Les derniers chapitres de l’ouvrage abordent l’engagement international de Casgrain dans l’organisation antimilitariste Voice of Women/La Voix des femmes au moment de la Guerre froide. L’auteure souligne aussi le rôle de l’infatigable militante dans la fondation, en 1965, de la Fédération des femmes du Québec. En 1970, Casgrain est nommée au Sénat par Pierre Trudeau. Elle a alors 74 ans et doit prendre sa retraite 9 mois plus tard. Marquées au coin de la solitude, ses dernières années sont néanmoins caractérisées par un engagement soutenu auprès des femmes autochtones et par sa participation remarquée aux rassemblements des Yvettes, dans le contexte du Référendum de 1980. Elle s’éteint en 1981.
Solidement étayé par un large corpus de sources (correspondance, journaux personnels, Mémoires, entrevues avec des proches et leurs descendants), l’ouvrage emprunte aussi beaucoup à l’historiographie récente et plus ancienne.

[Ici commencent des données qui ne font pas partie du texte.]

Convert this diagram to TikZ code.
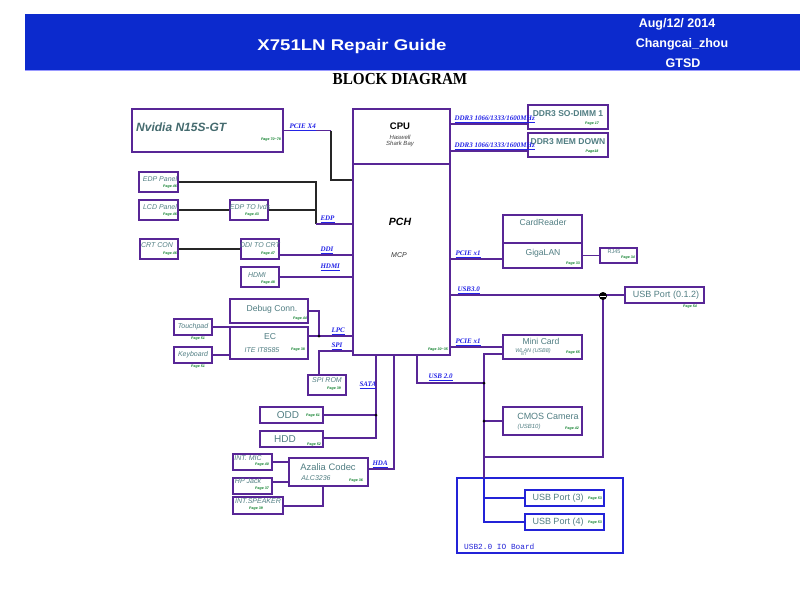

Malgré la richesse incontestable des sources (les bourgeoises écrivent davantage), la tâche demeurait immense de reconstituer une vie active aussi longue et si étroitement tissée aux grands événements de l’histoire du Québec et du Canada. On apprécie d’ailleurs l’équilibre, maintenu tout du long de l’ouvrage, entre la présentation du contexte et celle de l’individu. En comparaison avec les Mémoires que Casgrain publiait en 1971 (Une femme chez les hommes, Éditions du Jour), la biographie ouvre un petit accès sur la vie plus intime de Casgrain (peine d’amour d’adolescence, tourments conjugaux, fluctuations du sentiment maternel, solitude de la femme de réseaux), même si le tout est recouvert d’un voile pudique, sans doute associé à la rareté des sources sur ces questions. Un seul regret : le titre qui insiste sur le paradoxe de classe, mais qui n’évoque pas l’engagement de toute une vie pour la cause des femmes.